• [Objective] Copy the lines below as they are; omit the images they contain.

>> Begin Provided data

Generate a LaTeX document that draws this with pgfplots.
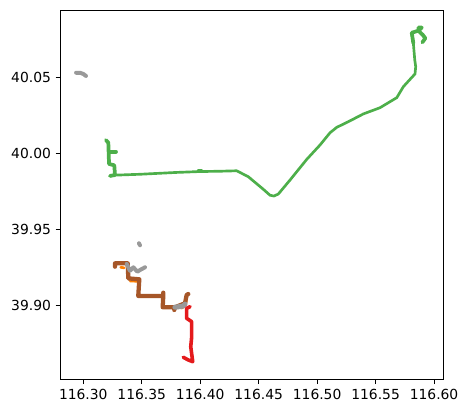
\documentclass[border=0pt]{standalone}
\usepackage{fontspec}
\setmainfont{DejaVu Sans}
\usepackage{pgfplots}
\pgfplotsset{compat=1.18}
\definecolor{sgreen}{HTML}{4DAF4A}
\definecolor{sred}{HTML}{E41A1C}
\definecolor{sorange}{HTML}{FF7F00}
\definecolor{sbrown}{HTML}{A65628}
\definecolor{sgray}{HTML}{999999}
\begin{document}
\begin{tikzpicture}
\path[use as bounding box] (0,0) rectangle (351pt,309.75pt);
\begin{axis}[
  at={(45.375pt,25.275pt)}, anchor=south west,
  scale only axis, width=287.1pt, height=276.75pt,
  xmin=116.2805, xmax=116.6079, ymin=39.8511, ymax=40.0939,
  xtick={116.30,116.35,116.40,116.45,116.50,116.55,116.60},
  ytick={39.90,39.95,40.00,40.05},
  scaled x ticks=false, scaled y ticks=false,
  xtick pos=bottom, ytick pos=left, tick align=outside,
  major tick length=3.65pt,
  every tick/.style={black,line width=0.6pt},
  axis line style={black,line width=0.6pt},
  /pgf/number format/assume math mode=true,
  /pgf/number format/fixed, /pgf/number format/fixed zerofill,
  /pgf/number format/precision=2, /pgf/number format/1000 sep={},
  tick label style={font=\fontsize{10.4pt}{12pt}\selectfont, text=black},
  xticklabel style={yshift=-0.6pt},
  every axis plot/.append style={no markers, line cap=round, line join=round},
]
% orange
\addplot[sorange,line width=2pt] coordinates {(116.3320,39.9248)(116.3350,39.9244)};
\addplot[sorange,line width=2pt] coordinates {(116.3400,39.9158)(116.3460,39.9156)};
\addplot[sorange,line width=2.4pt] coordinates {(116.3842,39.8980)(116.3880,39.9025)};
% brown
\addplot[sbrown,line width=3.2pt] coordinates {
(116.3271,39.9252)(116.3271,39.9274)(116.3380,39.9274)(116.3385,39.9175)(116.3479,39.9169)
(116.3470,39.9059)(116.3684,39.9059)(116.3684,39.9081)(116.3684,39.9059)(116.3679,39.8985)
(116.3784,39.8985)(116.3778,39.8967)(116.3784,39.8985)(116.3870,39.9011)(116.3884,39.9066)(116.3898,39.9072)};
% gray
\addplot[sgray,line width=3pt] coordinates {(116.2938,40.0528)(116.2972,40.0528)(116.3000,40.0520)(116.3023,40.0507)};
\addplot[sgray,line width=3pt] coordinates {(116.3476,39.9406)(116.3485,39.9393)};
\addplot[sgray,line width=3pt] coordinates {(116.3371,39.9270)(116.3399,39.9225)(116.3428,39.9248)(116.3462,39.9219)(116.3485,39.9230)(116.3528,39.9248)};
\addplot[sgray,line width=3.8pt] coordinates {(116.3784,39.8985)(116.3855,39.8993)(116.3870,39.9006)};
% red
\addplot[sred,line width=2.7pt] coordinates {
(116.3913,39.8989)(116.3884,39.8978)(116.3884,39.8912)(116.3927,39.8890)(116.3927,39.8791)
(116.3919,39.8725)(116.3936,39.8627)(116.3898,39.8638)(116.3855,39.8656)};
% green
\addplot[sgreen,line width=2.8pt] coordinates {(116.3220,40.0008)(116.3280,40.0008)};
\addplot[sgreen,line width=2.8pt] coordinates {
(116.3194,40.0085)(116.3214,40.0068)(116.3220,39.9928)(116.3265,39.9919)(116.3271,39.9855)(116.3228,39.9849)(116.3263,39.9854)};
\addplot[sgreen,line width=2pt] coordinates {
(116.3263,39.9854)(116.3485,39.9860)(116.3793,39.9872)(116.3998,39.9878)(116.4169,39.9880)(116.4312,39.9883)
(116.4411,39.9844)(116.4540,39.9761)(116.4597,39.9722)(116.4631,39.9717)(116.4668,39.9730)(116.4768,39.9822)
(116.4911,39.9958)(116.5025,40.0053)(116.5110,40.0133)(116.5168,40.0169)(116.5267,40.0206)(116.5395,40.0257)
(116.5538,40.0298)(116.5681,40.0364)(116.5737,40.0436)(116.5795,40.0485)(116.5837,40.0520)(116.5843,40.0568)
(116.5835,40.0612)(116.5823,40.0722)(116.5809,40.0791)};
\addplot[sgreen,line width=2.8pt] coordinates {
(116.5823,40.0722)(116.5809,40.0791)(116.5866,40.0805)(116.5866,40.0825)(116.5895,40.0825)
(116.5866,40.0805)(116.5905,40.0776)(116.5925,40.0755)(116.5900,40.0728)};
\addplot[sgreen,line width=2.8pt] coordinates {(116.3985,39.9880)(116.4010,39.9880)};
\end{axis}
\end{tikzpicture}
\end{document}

>> End Provided data

• [Reply]
Generate a LaTeX document that draws this with pgfplots.
\documentclass[border=0pt]{standalone}
\usepackage{fontspec}
\setmainfont{DejaVu Sans}
\usepackage{pgfplots}
\pgfplotsset{compat=1.18}
\definecolor{sgreen}{HTML}{4DAF4A}
\definecolor{sred}{HTML}{E41A1C}
\definecolor{sorange}{HTML}{FF7F00}
\definecolor{sbrown}{HTML}{A65628}
\definecolor{sgray}{HTML}{999999}
\begin{document}
\begin{tikzpicture}
\path[use as bounding box] (0,0) rectangle (351pt,309.75pt);
\begin{axis}[
  at={(45.375pt,25.275pt)}, anchor=south west,
  scale only axis, width=287.1pt, height=276.75pt,
  xmin=116.2805, xmax=116.6079, ymin=39.8511, ymax=40.0939,
  xtick={116.30,116.35,116.40,116.45,116.50,116.55,116.60},
  ytick={39.90,39.95,40.00,40.05},
  scaled x ticks=false, scaled y ticks=false,
  xtick pos=bottom, ytick pos=left, tick align=outside,
  major tick length=3.65pt,
  every tick/.style={black,line width=0.6pt},
  axis line style={black,line width=0.6pt},
  /pgf/number format/assume math mode=true,
  /pgf/number format/fixed, /pgf/number format/fixed zerofill,
  /pgf/number format/precision=2, /pgf/number format/1000 sep={},
  tick label style={font=\fontsize{10.4pt}{12pt}\selectfont, text=black},
  xticklabel style={yshift=-0.6pt},
  every axis plot/.append style={no markers, line cap=round, line join=round},
]
% orange
\addplot[sorange,line width=2pt] coordinates {(116.3320,39.9248)(116.3350,39.9244)};
\addplot[sorange,line width=2pt] coordinates {(116.3400,39.9158)(116.3460,39.9156)};
\addplot[sorange,line width=2.4pt] coordinates {(116.3842,39.8980)(116.3880,39.9025)};
% brown
\addplot[sbrown,line width=3.2pt] coordinates {
(116.3271,39.9252)(116.3271,39.9274)(116.3380,39.9274)(116.3385,39.9175)(116.3479,39.9169)
(116.3470,39.9059)(116.3684,39.9059)(116.3684,39.9081)(116.3684,39.9059)(116.3679,39.8985)
(116.3784,39.8985)(116.3778,39.8967)(116.3784,39.8985)(116.3870,39.9011)(116.3884,39.9066)(116.3898,39.9072)};
% gray
\addplot[sgray,line width=3pt] coordinates {(116.2938,40.0528)(116.2972,40.0528)(116.3000,40.0520)(116.3023,40.0507)};
\addplot[sgray,line width=3pt] coordinates {(116.3476,39.9406)(116.3485,39.9393)};
\addplot[sgray,line width=3pt] coordinates {(116.3371,39.9270)(116.3399,39.9225)(116.3428,39.9248)(116.3462,39.9219)(116.3485,39.9230)(116.3528,39.9248)};
\addplot[sgray,line width=3.8pt] coordinates {(116.3784,39.8985)(116.3855,39.8993)(116.3870,39.9006)};
% red
\addplot[sred,line width=2.7pt] coordinates {
(116.3913,39.8989)(116.3884,39.8978)(116.3884,39.8912)(116.3927,39.8890)(116.3927,39.8791)
(116.3919,39.8725)(116.3936,39.8627)(116.3898,39.8638)(116.3855,39.8656)};
% green
\addplot[sgreen,line width=2.8pt] coordinates {(116.3220,40.0008)(116.3280,40.0008)};
\addplot[sgreen,line width=2.8pt] coordinates {
(116.3194,40.0085)(116.3214,40.0068)(116.3220,39.9928)(116.3265,39.9919)(116.3271,39.9855)(116.3228,39.9849)(116.3263,39.9854)};
\addplot[sgreen,line width=2pt] coordinates {
(116.3263,39.9854)(116.3485,39.9860)(116.3793,39.9872)(116.3998,39.9878)(116.4169,39.9880)(116.4312,39.9883)
(116.4411,39.9844)(116.4540,39.9761)(116.4597,39.9722)(116.4631,39.9717)(116.4668,39.9730)(116.4768,39.9822)
(116.4911,39.9958)(116.5025,40.0053)(116.5110,40.0133)(116.5168,40.0169)(116.5267,40.0206)(116.5395,40.0257)
(116.5538,40.0298)(116.5681,40.0364)(116.5737,40.0436)(116.5795,40.0485)(116.5837,40.0520)(116.5843,40.0568)
(116.5835,40.0612)(116.5823,40.0722)(116.5809,40.0791)};
\addplot[sgreen,line width=2.8pt] coordinates {
(116.5823,40.0722)(116.5809,40.0791)(116.5866,40.0805)(116.5866,40.0825)(116.5895,40.0825)
(116.5866,40.0805)(116.5905,40.0776)(116.5925,40.0755)(116.5900,40.0728)};
\addplot[sgreen,line width=2.8pt] coordinates {(116.3985,39.9880)(116.4010,39.9880)};
\end{axis}
\end{tikzpicture}
\end{document}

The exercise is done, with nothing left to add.